▶ [TASK TO CARRY OUT] Leaving out every picture, quote the data below exactly as it appears.

▶ [GIVEN DATA]
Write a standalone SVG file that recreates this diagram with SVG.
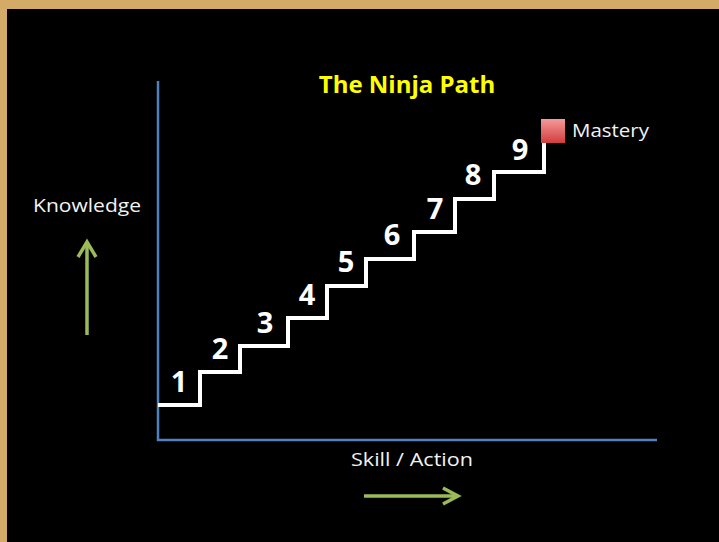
<svg xmlns="http://www.w3.org/2000/svg" width="719" height="542" viewBox="0 0 719 542">
<style>
.lbl{font-family:"Open Sans","Noto Sans","Liberation Sans",sans-serif;fill:#f2f2f2;font-size:19px}
.num{font-family:"Open Sans","Noto Sans","Liberation Sans",sans-serif;fill:#ffffff;font-size:29px;font-weight:bold;text-anchor:middle}
.axis{stroke:#4f81bd;stroke-width:2.5;fill:none}
.arrow{stroke:#9bbb59;stroke-width:3.5;fill:none;stroke-linecap:butt}
</style>
<defs>
<linearGradient id="red" x1="0" y1="0" x2="0" y2="1">
<stop offset="0" stop-color="#f59a9a"/>
<stop offset="1" stop-color="#d23c3c"/>
</linearGradient>
</defs>
<rect x="0" y="0" width="719" height="542" fill="#d3ab66"/>
<rect x="7" y="9" width="712" height="533" fill="#000000"/>
<g id="axes">
<line class="axis" x1="158" y1="81" x2="158" y2="441"/>
<line class="axis" x1="157" y1="440" x2="657" y2="440"/>
</g>
<g id="connectors">
<polyline fill="none" stroke="#ffffff" stroke-width="4" points="158,405 200,405 200,372 240,372 240,346 288,346 288,318 327,318 327,286 366,286 366,259 414,259 414,232 455,232 455,199 494,199 494,172 544,172 544,143"/>
<g id="knowledge-arrow">
<line class="arrow" x1="87" y1="335" x2="87" y2="243"/>
<polyline class="arrow" points="78,257 87,242 96,257"/>
</g>
<g id="skill-arrow">
<line class="arrow" x1="364" y1="496" x2="457" y2="496"/>
<polyline class="arrow" points="443,488 458,496 443,504"/>
</g>
</g>
<g id="title"><text x="407" y="93" text-anchor="middle" font-family="'Open Sans','Noto Sans','Liberation Sans',sans-serif" font-size="24" font-weight="bold" fill="#ffff00">The Ninja Path</text></g>
<g id="knowledge"><text class="lbl" x="33" y="212" textLength="108" lengthAdjust="spacingAndGlyphs">Knowledge</text></g>
<g id="skill"><text class="lbl" x="351" y="466" textLength="122" lengthAdjust="spacingAndGlyphs">Skill / Action</text></g>
<g id="mastery">
<rect x="541" y="119" width="24" height="24" fill="url(#red)"/>
<text class="lbl" x="572" y="137" textLength="77" lengthAdjust="spacingAndGlyphs">Mastery</text>
</g>
<g id="step1"><text class="num" x="179" y="392">1</text></g>
<g id="step2"><text class="num" x="220" y="359">2</text></g>
<g id="step3"><text class="num" x="265" y="333">3</text></g>
<g id="step4"><text class="num" x="307" y="305">4</text></g>
<g id="step5"><text class="num" x="346" y="272">5</text></g>
<g id="step6"><text class="num" x="392" y="245">6</text></g>
<g id="step7"><text class="num" x="435" y="219">7</text></g>
<g id="step8"><text class="num" x="473" y="185">8</text></g>
<g id="step9"><text class="num" x="520" y="160">9</text></g>
</svg>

▶ [THE COMPLETED TASK]
Write a standalone SVG file that recreates this diagram with SVG.
<svg xmlns="http://www.w3.org/2000/svg" width="719" height="542" viewBox="0 0 719 542">
<style>
.lbl{font-family:"Open Sans","Noto Sans","Liberation Sans",sans-serif;fill:#f2f2f2;font-size:19px}
.num{font-family:"Open Sans","Noto Sans","Liberation Sans",sans-serif;fill:#ffffff;font-size:29px;font-weight:bold;text-anchor:middle}
.axis{stroke:#4f81bd;stroke-width:2.5;fill:none}
.arrow{stroke:#9bbb59;stroke-width:3.5;fill:none;stroke-linecap:butt}
</style>
<defs>
<linearGradient id="red" x1="0" y1="0" x2="0" y2="1">
<stop offset="0" stop-color="#f59a9a"/>
<stop offset="1" stop-color="#d23c3c"/>
</linearGradient>
</defs>
<rect x="0" y="0" width="719" height="542" fill="#d3ab66"/>
<rect x="7" y="9" width="712" height="533" fill="#000000"/>
<g id="axes">
<line class="axis" x1="158" y1="81" x2="158" y2="441"/>
<line class="axis" x1="157" y1="440" x2="657" y2="440"/>
</g>
<g id="connectors">
<polyline fill="none" stroke="#ffffff" stroke-width="4" points="158,405 200,405 200,372 240,372 240,346 288,346 288,318 327,318 327,286 366,286 366,259 414,259 414,232 455,232 455,199 494,199 494,172 544,172 544,143"/>
<g id="knowledge-arrow">
<line class="arrow" x1="87" y1="335" x2="87" y2="243"/>
<polyline class="arrow" points="78,257 87,242 96,257"/>
</g>
<g id="skill-arrow">
<line class="arrow" x1="364" y1="496" x2="457" y2="496"/>
<polyline class="arrow" points="443,488 458,496 443,504"/>
</g>
</g>
<g id="title"><text x="407" y="93" text-anchor="middle" font-family="'Open Sans','Noto Sans','Liberation Sans',sans-serif" font-size="24" font-weight="bold" fill="#ffff00">The Ninja Path</text></g>
<g id="knowledge"><text class="lbl" x="33" y="212" textLength="108" lengthAdjust="spacingAndGlyphs">Knowledge</text></g>
<g id="skill"><text class="lbl" x="351" y="466" textLength="122" lengthAdjust="spacingAndGlyphs">Skill / Action</text></g>
<g id="mastery">
<rect x="541" y="119" width="24" height="24" fill="url(#red)"/>
<text class="lbl" x="572" y="137" textLength="77" lengthAdjust="spacingAndGlyphs">Mastery</text>
</g>
<g id="step1"><text class="num" x="179" y="392">1</text></g>
<g id="step2"><text class="num" x="220" y="359">2</text></g>
<g id="step3"><text class="num" x="265" y="333">3</text></g>
<g id="step4"><text class="num" x="307" y="305">4</text></g>
<g id="step5"><text class="num" x="346" y="272">5</text></g>
<g id="step6"><text class="num" x="392" y="245">6</text></g>
<g id="step7"><text class="num" x="435" y="219">7</text></g>
<g id="step8"><text class="num" x="473" y="185">8</text></g>
<g id="step9"><text class="num" x="520" y="160">9</text></g>
</svg>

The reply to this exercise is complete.